Using an economic model, Shapiro and Walker analyze several different factors that may affect U.S. manufacturing air pollution emissions: foreign competitiveness, domestic productivity, consumer expenditures, and environmental regulation. Shapiro and Walker find that only one factor, environmental regulation, closely approximated the observed 60 percent decrease in manufacturing emissions from 1990 to 2008, a period during which manufacturing output increased by 33 percent.

In addressing this apparent paradox, Shapiro and Walker focus on the Clean Air Act, which underwent significant amendment in 1990. Using data provided by the U.S. Census Bureau and the U.S. Environmental Protection Agency (EPA), Shapiro and Walker note that manufacturers’ pollution control expenditures increased after 1990 as they sought to comply with the new requirements in the amendments.

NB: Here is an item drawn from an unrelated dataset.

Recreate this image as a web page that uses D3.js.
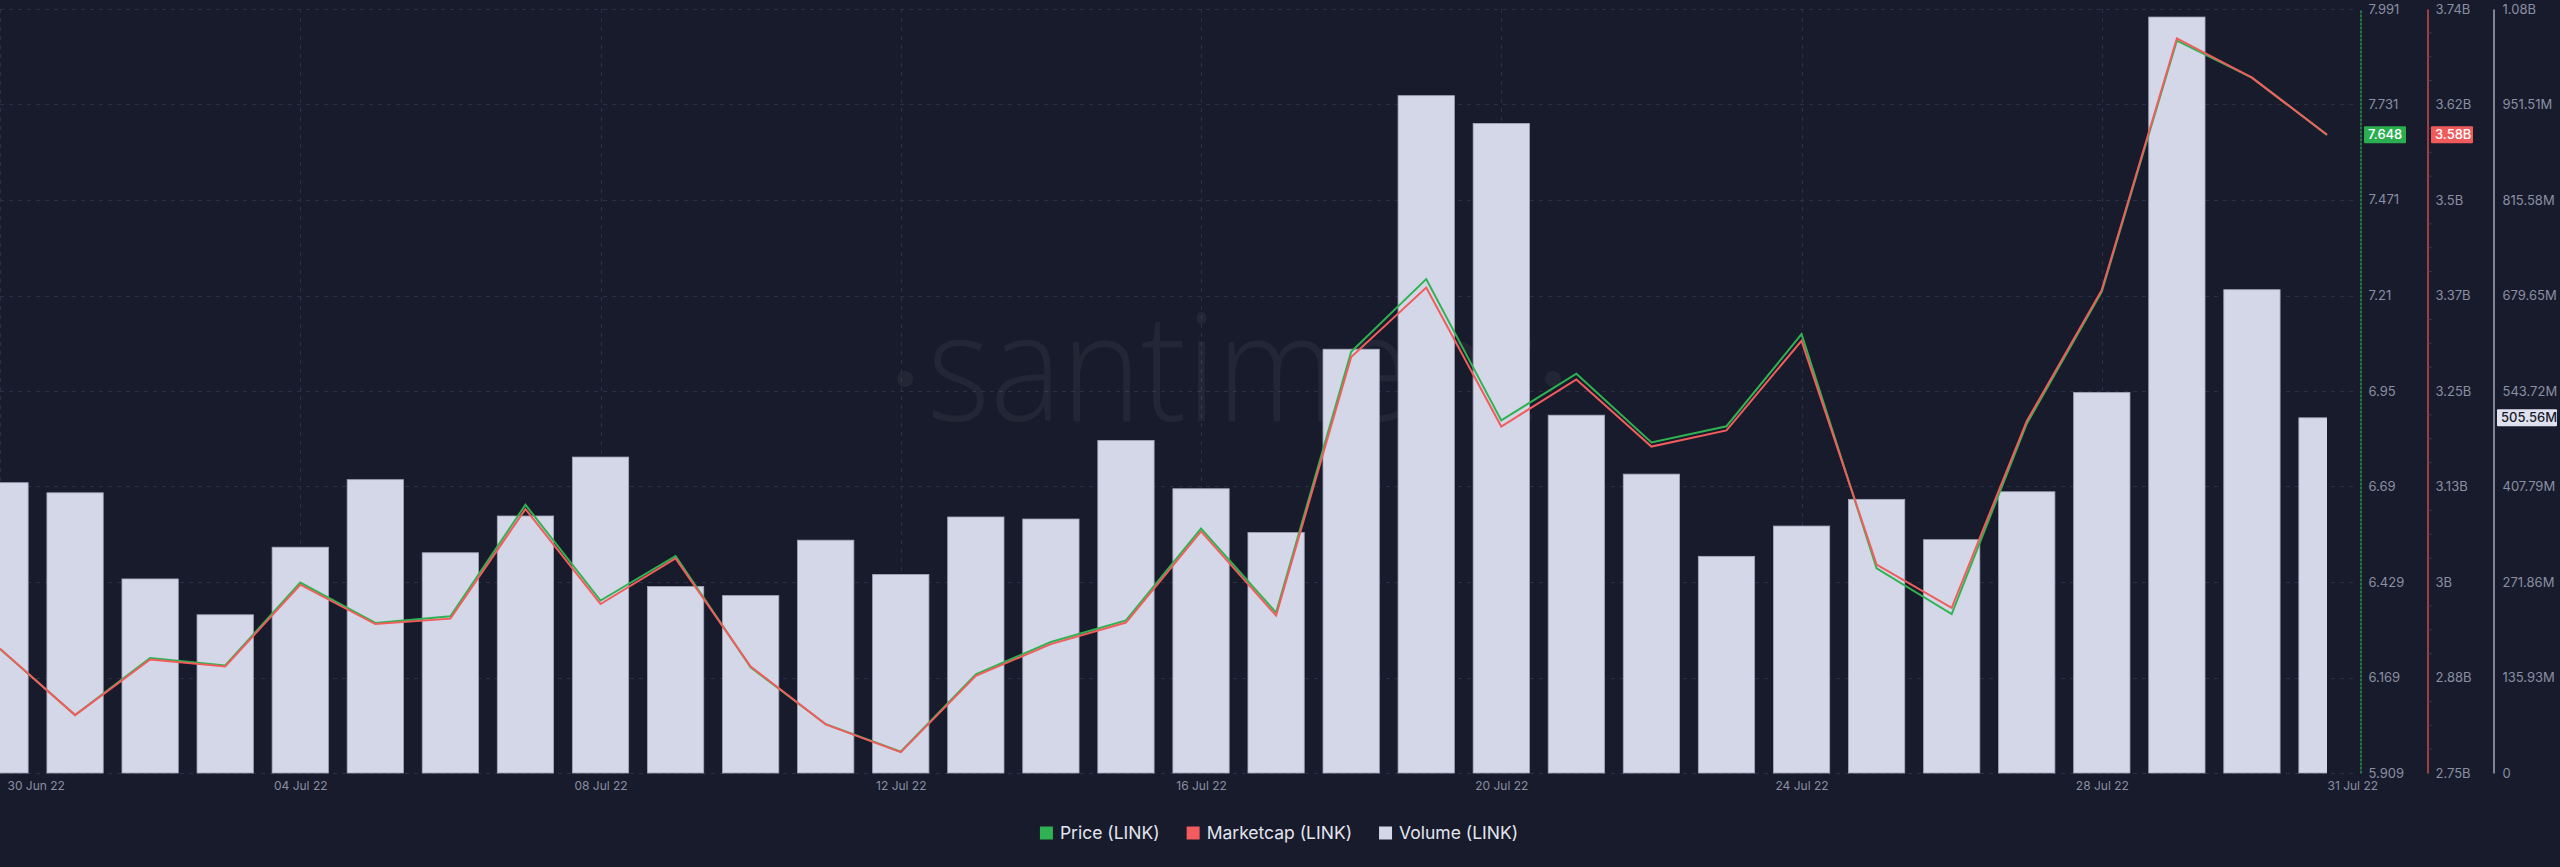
<!DOCTYPE html>
<html><head><meta charset="utf-8">
<script src="https://cdn.jsdelivr.net/npm/d3@7"></script>
<style>
html,body{margin:0;padding:0;background:#181b2b;}
svg{display:block;}
</style></head><body>
<svg id="chart" width="2560" height="867"></svg>
<script>
// ---------- data ----------
const dates = ["2022-06-30","2022-07-01","2022-07-02","2022-07-03","2022-07-04","2022-07-05","2022-07-06","2022-07-07",
  "2022-07-08","2022-07-09","2022-07-10","2022-07-11","2022-07-12","2022-07-13","2022-07-14","2022-07-15",
  "2022-07-16","2022-07-17","2022-07-18","2022-07-19","2022-07-20","2022-07-21","2022-07-22","2022-07-23",
  "2022-07-24","2022-07-25","2022-07-26","2022-07-27","2022-07-28","2022-07-29","2022-07-30","2022-07-31"];
const price = [6.247,6.067,6.222,6.202,6.428,6.318,6.336,6.640,6.379,6.500,6.197,6.042,5.967,6.178,6.266,6.325,
  6.575,6.346,7.057,7.255,6.870,6.997,6.810,6.854,7.105,6.467,6.342,6.861,7.221,7.905,7.804,7.648];
const marketcap = [2.911,2.825,2.897,2.888,2.994,2.943,2.950,3.092,2.969,3.028,2.888,2.813,2.777,2.876,2.917,2.945,
  3.063,2.954,3.289,3.379,3.199,3.260,3.173,3.194,3.310,3.020,2.964,3.206,3.376,3.702,3.651,3.577]; // billions
const volume = [413.2,398.8,276.2,225.2,321.4,417.5,313.5,365.8,449.7,265.4,252.5,331.4,282.6,364.4,361.5,473.4,
  404.6,342.2,603.2,964.1,924.6,509.3,425.4,308.4,351.5,389.5,332.1,400.3,541.6,1076.0,687.9,505.56]; // millions
const priceTicks = [5.909,6.169,6.429,6.69,6.95,7.21,7.471,7.731,7.991];
const marketcapTickLabels = ["2.75B","2.88B","3B","3.13B","3.25B","3.37B","3.5B","3.62B","3.74B"];
const volumeTickLabels = ["0","135.93M","271.86M","407.79M","543.72M","679.65M","815.58M","951.51M","1.08B"];
const dateTicks = ["2022-06-30","2022-07-04","2022-07-08","2022-07-12","2022-07-16","2022-07-20","2022-07-24","2022-07-28","2022-07-31"];
const dateTickLabels = ["30 Jun 22","04 Jul 22","08 Jul 22","12 Jul 22","16 Jul 22","20 Jul 22","24 Jul 22","28 Jul 22","31 Jul 22"];
const lastLabels = {price:"7.648", marketcap:"3.58B", volume:"505.56M"};
const legendItems = ["Price (LINK)","Marketcap (LINK)","Volume (LINK)"];

// ---------- setup ----------
const COL = {bg:"#181b2b", grid:"#2c3045", text:"#8a8fa3", green:"#2fb352", red:"#f25c5c", bar:"#d3d7e8", barStroke:"#a4a8ba", vol:"#c9ccda"};
const parse = d3.timeParse("%Y-%m-%d");
const svg = d3.select("#chart");
const topY = 9, bottomY = 773, plotRight = 2358;
const x = d3.scaleTime().domain([parse(dates[0]), parse(dates[dates.length-1])]).range([0, 2327]);
const yP = d3.scaleLinear().domain([5.909, 7.991]).range([bottomY, topY]);
const yM = d3.scaleLinear().domain([2.75, 3.74]).range([bottomY, topY]);
const yV = d3.scaleLinear().domain([0, 1087.44]).range([bottomY, topY]);
const step = x(parse(dates[1])) - x(parse(dates[0]));
const bw = step * 0.75;

svg.append("rect").attr("width",2560).attr("height",867).attr("fill",COL.bg);
svg.append("defs").append("clipPath").attr("id","plotclip").append("rect")
  .attr("x",0).attr("y",0).attr("width",x(parse(dates[dates.length-1]))).attr("height",bottomY+1);

// grid
const grid = svg.append("g").attr("stroke",COL.grid).attr("stroke-dasharray","4 5").attr("stroke-width",1);
grid.selectAll("line.h").data(priceTicks).join("line").attr("class","h")
  .attr("x1",0).attr("x2",plotRight).attr("y1",d=>Math.round(yP(d))+0.5).attr("y2",d=>Math.round(yP(d))+0.5);
grid.selectAll("line.v").data(dateTicks.slice(0,-1)).join("line").attr("class","v")
  .attr("x1",d=>Math.round(x(parse(d)))+0.5).attr("x2",d=>Math.round(x(parse(d)))+0.5).attr("y1",topY).attr("y2",bottomY);

// watermark
const wm = svg.append("g").attr("fill","rgba(255,255,255,0.05)");
wm.append("text").attr("x",927).attr("y",421).attr("font-family","Open Sans").attr("font-weight",300)
  .attr("font-size",150).attr("textLength",608).attr("lengthAdjust","spacingAndGlyphs").text("santiment");
wm.append("circle").attr("cx",905).attr("cy",379).attr("r",8);
wm.append("circle").attr("cx",1553).attr("cy",379).attr("r",8);

// bars
svg.append("g").attr("clip-path","url(#plotclip)").selectAll("rect").data(volume).join("rect")
  .attr("x",(d,i)=>x(parse(dates[i]))-bw/2).attr("width",bw)
  .attr("y",d=>yV(d)).attr("height",d=>bottomY-yV(d))
  .attr("fill",COL.bar).attr("stroke",COL.barStroke).attr("stroke-width",0.8);

// lines
const lineP = d3.line().x((d,i)=>x(parse(dates[i]))).y(d=>yP(d));
const lineM = d3.line().x((d,i)=>x(parse(dates[i]))).y(d=>yM(d));
svg.append("path").datum(price).attr("d",lineP).attr("fill","none").attr("stroke",COL.green).attr("stroke-width",2).attr("stroke-linejoin","miter");
svg.append("path").datum(marketcap).attr("d",lineM).attr("fill","none").attr("stroke",COL.red).attr("stroke-width",2).attr("stroke-linejoin","miter");

// axes
function styleAxis(g, col){
  g.select(".domain").attr("stroke",col).attr("stroke-width",1.2);
  g.selectAll(".tick line").remove();
  g.selectAll("text").attr("fill",COL.text).attr("font-family","Inter").attr("font-size",13);
}
const axP = svg.append("g").attr("transform","translate(2360.5,0)")
  .call(d3.axisRight(yP).tickValues(priceTicks).tickSize(0).tickSizeOuter(0).tickPadding(8).tickFormat(d=>String(d)));
styleAxis(axP, COL.green);
axP.select(".domain").attr("stroke-dasharray","3 1");
const mcTickVals = marketcapTickLabels.map((l,i)=>yM.domain()[0] + i*(yM.domain()[1]-yM.domain()[0])/(marketcapTickLabels.length-1));
const axM = svg.append("g").attr("transform","translate(2427.5,0)")
  .call(d3.axisRight(yM).tickValues(mcTickVals).tickSize(0).tickSizeOuter(0).tickPadding(8).tickFormat((d,i)=>marketcapTickLabels[i]));
styleAxis(axM, COL.red);
const minor = d3.range(0, 33).map(i=>yM.domain()[0] + i*(yM.domain()[1]-yM.domain()[0])/32).filter((d,i)=>i%4!==0);
axM.selectAll("line.minor").data(minor).join("line").attr("class","minor")
  .attr("x1",1).attr("x2",4).attr("y1",d=>yM(d)).attr("y2",d=>yM(d)).attr("stroke","#3b3f55");
const volTickVals = volumeTickLabels.map((l,i)=>yV.domain()[0] + i*(yV.domain()[1]-yV.domain()[0])/(volumeTickLabels.length-1));
const axV = svg.append("g").attr("transform","translate(2493.5,0)")
  .call(d3.axisRight(yV).tickValues(volTickVals).tickSize(0).tickSizeOuter(0).tickPadding(9).tickFormat((d,i)=>volumeTickLabels[i]));
styleAxis(axV, COL.vol);

// last value labels
function tagLabel(xx, yy, w, txt, bg, fg){
  const g = svg.append("g");
  g.append("rect").attr("x",xx).attr("y",yy-8.5).attr("width",w).attr("height",17).attr("fill",bg).attr("rx",1);
  g.append("text").attr("x",xx+4).attr("y",yy).attr("dy","0.35em").attr("fill",fg)
    .attr("font-family","Inter").attr("font-size",13).attr("font-weight",500).text(txt);
}
tagLabel(2364, yP(price[price.length-1]), 42, lastLabels.price, "#2aae50", "#ffffff");
tagLabel(2431, yM(marketcap[marketcap.length-1]), 42, lastLabels.marketcap, "#ef5b5b", "#ffffff");
tagLabel(2497, yV(volume[volume.length-1]), 60, lastLabels.volume, "#dfe2ee", "#181b2b");

// date axis
const axX = svg.append("g").attr("transform",`translate(0,${bottomY})`)
  .call(d3.axisBottom(x).tickValues(dateTicks.map(parse)).tickSize(0).tickSizeOuter(0).tickPadding(8)
    .tickFormat((d,i)=>dateTickLabels[i]));
axX.select(".domain").remove();
axX.selectAll("text").attr("fill",COL.text).attr("font-family","Inter").attr("font-size",12);
axX.selectAll(".tick").filter((d,i)=>i===0).select("text").attr("text-anchor","start").attr("x",7);
axX.selectAll(".tick").filter((d,i)=>i===dateTicks.length-1).select("text").attr("text-anchor","start").attr("x",0);

// legend
const legCols = [COL.green, COL.red, COL.bar];
const leg = svg.append("g");
let cx = 0;
legendItems.forEach((t,i)=>{
  const g = leg.append("g");
  g.append("rect").attr("x",0).attr("y",-6.5).attr("width",13).attr("height",13).attr("fill",legCols[i]);
  const tx = g.append("text").attr("x",20).attr("y",0).attr("dy","0.35em").attr("fill","#e3e6f0")
    .attr("font-family","Inter").attr("font-size",17.5).text(t);
  const w = 20 + tx.node().getComputedTextLength();
  g.attr("transform",`translate(${cx},0)`);
  cx += w + 27;
});
const totalW = cx - 27;
leg.attr("transform",`translate(${1279 - totalW/2},833)`);
</script>
</body></html>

The 1990 amendments to the Clean Air Act require both states and the federal government to make further progress in reducing emissions of so-called “criteria” air pollutants, the six primary air pollutants EPA regulates.

To quantify the effects of these heightened environmental regulations, Shapiro and Walker view their impact as a “tax” on pollution. According to their paper, in order to comply with state and federal regulations, manufacturers must make expenditures to create or buy technology that reduces air pollution emissions.

By investing more capital in pollution control technology, Shapiro and Walker argue, businesses had the capacity to produce more output while emitting fewer pollutants. Accordingly, this observation explains most of the air pollution reduction observed from 1990 to 2008.

To demonstrate the effectiveness of EPA’s Clean Air Act regulations, Shapiro and Walker also modeled carbon dioxide (CO2), an air pollutant that EPA did not regulate during the study’s time period.

EPA and Census data show that there was nearly no regulation of CO2 from 1990 to 2008. In addition, CO2 emissions did not noticeably change during this time period. Shapiro and Walker suggest that this finding, when compared to the observed emissions decreases for the six regulated air pollutants, strengthens the assertion that the presence of regulation has a meaningful impact on emissions reductions.

On the other hand, researchers have noted that other factors may explain emissions reductions during periods of economic prosperity. For example, Georgetown University economist Arik Levinson posits that changes in the composition of goods manufactured in the U.S. may explain how emissions can decline despite increased manufacturing output.

For instance, Levinson suggests that if paper manufacturers shift from producing pulp to producing a less-polluting product like envelopes, overall output may increase with lower air emissions. Levinson proposes that such large-scale shifts in the compositions of manufactured goods, as opposed to regulations, may explain the trends EPA and the Census Bureau observed.

Levinson further argues that increased imports could be a factor leading to air pollution reductions. He suggests that manufacturers in the U.S. may have shifted to production of cleaner products because consumers can more cheaply import “dirtier” products from abroad. This change may contribute to structural changes in the U.S. economy that can explain national air quality improvements.

To address these arguments, Shapiro and Walker assert that they built flexibility into their model by using a statistical method that is typically applied to international trade studies.

By considering the various economic and regulatory forces that U.S. manufacturers faced from 1990 to 2008, they constructed their model to quantify how pollution would have changed under different scenarios.

Shapiro and Walker then manipulated the model to isolate regulatory impacts on output and pollution by controlling for economic changes like the ones Levinson discussed. The results, they contend, show with near certainty that environmental regulations drove the technological improvements that allowed for increased manufacturing output with decreased emissions.

In addition, Shapiro and Walker argue that increased production of pollution-intensive goods from foreign countries has not had a substantial impact on U.S. emissions reductions. They note, for example, that U.S. imports from China during the 1990-2008 periods were concentrated in low-skill sectors that tend to use cleaner, less pollution-generating processes.

By highlighting the effectiveness of EPA’s regulations under the Clean Air Act, the study by Shapiro and Walker demonstrates that regulators may be able to achieve environmental improvement without sacrificing economic prosperity.